Beginning with the first line, set down every line through the one containing "const yTicks = [1.9, -1.9];", exactly as it appears, but not the pictures.

::::

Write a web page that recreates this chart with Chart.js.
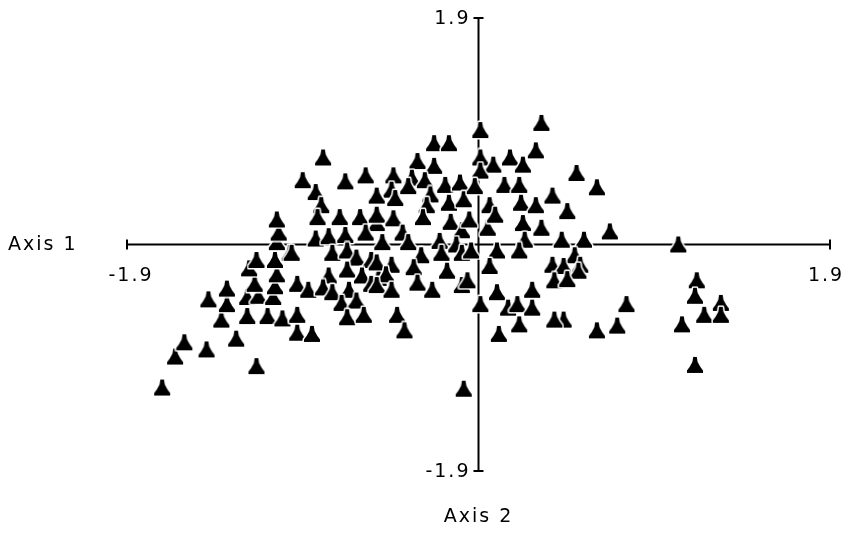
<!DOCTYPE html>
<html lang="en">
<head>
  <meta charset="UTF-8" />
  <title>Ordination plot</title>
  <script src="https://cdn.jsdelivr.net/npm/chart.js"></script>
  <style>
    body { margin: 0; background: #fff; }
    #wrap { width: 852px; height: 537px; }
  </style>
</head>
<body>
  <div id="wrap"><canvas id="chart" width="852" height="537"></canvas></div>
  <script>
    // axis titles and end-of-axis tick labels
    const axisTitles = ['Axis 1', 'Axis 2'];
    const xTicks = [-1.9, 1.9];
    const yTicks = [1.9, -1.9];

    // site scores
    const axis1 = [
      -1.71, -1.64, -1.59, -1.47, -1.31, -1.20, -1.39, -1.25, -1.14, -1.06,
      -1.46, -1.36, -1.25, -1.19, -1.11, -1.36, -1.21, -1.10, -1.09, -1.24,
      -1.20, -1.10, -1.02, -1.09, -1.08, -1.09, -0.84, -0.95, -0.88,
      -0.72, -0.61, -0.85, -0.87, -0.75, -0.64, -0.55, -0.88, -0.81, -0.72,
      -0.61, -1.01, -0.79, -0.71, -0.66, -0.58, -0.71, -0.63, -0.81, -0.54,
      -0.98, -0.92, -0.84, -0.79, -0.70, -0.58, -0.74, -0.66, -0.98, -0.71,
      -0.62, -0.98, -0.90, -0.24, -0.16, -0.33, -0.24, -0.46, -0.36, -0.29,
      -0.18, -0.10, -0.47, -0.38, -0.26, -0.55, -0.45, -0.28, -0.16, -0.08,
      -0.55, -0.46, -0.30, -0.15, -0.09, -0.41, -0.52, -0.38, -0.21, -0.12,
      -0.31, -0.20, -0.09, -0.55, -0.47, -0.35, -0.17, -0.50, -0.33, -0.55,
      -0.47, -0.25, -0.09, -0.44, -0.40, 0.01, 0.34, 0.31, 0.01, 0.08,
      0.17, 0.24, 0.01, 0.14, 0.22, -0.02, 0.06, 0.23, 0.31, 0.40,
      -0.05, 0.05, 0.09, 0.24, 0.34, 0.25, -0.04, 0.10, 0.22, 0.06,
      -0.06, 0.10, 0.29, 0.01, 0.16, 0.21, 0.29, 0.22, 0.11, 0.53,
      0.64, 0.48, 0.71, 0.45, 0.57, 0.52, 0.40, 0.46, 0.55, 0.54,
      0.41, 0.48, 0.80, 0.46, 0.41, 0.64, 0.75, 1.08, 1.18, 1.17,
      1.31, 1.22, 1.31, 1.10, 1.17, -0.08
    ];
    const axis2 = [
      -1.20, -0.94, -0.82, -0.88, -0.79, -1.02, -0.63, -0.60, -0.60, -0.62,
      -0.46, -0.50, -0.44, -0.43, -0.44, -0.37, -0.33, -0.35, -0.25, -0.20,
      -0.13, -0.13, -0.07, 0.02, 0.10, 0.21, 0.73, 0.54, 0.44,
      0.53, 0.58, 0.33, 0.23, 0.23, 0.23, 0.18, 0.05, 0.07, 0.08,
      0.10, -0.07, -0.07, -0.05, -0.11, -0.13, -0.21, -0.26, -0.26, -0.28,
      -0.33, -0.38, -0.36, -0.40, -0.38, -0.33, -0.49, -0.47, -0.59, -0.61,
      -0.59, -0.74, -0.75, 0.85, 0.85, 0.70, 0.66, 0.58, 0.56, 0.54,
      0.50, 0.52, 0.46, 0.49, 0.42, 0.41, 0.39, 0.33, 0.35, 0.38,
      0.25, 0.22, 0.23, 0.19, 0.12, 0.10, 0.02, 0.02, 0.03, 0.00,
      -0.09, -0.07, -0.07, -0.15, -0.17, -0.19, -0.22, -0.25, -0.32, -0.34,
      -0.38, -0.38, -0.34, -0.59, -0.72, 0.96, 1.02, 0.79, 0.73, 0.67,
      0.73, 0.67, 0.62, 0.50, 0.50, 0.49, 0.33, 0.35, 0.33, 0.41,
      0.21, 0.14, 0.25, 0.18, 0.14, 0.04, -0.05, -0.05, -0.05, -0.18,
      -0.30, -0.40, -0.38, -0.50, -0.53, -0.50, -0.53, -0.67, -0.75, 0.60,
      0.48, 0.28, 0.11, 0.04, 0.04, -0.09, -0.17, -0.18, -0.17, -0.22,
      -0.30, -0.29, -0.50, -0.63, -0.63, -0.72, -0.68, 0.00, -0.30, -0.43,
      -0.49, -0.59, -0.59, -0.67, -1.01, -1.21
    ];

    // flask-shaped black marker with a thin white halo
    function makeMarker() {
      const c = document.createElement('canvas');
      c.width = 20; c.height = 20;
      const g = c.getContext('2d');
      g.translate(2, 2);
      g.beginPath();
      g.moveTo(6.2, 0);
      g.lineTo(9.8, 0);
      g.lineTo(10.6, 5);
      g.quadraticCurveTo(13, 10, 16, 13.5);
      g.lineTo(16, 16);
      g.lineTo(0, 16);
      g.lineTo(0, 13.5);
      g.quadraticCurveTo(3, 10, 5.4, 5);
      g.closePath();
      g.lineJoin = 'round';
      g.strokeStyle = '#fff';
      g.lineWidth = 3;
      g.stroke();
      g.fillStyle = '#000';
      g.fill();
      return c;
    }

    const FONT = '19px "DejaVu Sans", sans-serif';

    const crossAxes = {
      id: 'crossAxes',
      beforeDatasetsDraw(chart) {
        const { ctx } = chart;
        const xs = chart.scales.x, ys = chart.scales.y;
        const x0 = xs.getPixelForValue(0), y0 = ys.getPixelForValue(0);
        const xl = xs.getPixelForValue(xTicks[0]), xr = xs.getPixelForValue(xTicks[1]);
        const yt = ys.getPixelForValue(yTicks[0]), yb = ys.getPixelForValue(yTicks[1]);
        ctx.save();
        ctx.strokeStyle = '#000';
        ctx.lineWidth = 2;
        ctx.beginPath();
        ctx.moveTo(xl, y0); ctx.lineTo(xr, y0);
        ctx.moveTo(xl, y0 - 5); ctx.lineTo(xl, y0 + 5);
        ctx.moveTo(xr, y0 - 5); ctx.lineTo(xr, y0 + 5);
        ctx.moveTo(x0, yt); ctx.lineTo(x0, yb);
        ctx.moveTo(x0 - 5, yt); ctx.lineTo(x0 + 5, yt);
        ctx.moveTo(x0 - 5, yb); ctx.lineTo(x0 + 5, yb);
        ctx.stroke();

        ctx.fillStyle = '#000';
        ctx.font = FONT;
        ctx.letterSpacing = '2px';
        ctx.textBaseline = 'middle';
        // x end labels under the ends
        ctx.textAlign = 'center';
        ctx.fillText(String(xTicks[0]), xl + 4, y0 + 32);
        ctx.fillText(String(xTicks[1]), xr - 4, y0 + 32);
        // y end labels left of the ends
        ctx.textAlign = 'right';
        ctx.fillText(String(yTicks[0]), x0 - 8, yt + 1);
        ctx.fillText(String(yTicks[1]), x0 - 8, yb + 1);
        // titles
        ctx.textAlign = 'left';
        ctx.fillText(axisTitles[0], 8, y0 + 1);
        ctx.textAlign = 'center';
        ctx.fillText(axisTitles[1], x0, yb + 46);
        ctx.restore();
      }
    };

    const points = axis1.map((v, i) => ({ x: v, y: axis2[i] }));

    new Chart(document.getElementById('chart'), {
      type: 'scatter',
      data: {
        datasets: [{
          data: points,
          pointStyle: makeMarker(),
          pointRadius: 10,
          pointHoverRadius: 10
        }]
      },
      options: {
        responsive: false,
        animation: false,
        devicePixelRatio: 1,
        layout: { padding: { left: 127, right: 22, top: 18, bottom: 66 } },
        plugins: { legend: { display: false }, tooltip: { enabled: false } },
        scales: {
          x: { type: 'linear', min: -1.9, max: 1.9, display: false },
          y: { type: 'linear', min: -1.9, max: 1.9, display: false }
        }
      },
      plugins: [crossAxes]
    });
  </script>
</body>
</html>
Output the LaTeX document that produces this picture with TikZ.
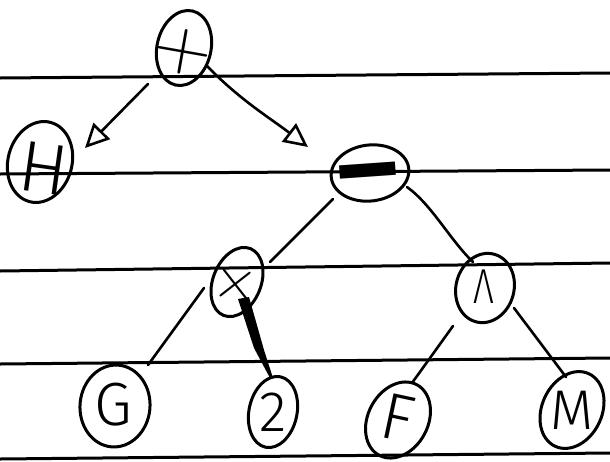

::::

## Result
Write a web page that recreates this chart with Chart.js.
<!DOCTYPE html>
<html lang="en">
<head>
  <meta charset="UTF-8" />
  <title>Ordination plot</title>
  <script src="https://cdn.jsdelivr.net/npm/chart.js"></script>
  <style>
    body { margin: 0; background: #fff; }
    #wrap { width: 852px; height: 537px; }
  </style>
</head>
<body>
  <div id="wrap"><canvas id="chart" width="852" height="537"></canvas></div>
  <script>
    // axis titles and end-of-axis tick labels
    const axisTitles = ['Axis 1', 'Axis 2'];
    const xTicks = [-1.9, 1.9];
    const yTicks = [1.9, -1.9];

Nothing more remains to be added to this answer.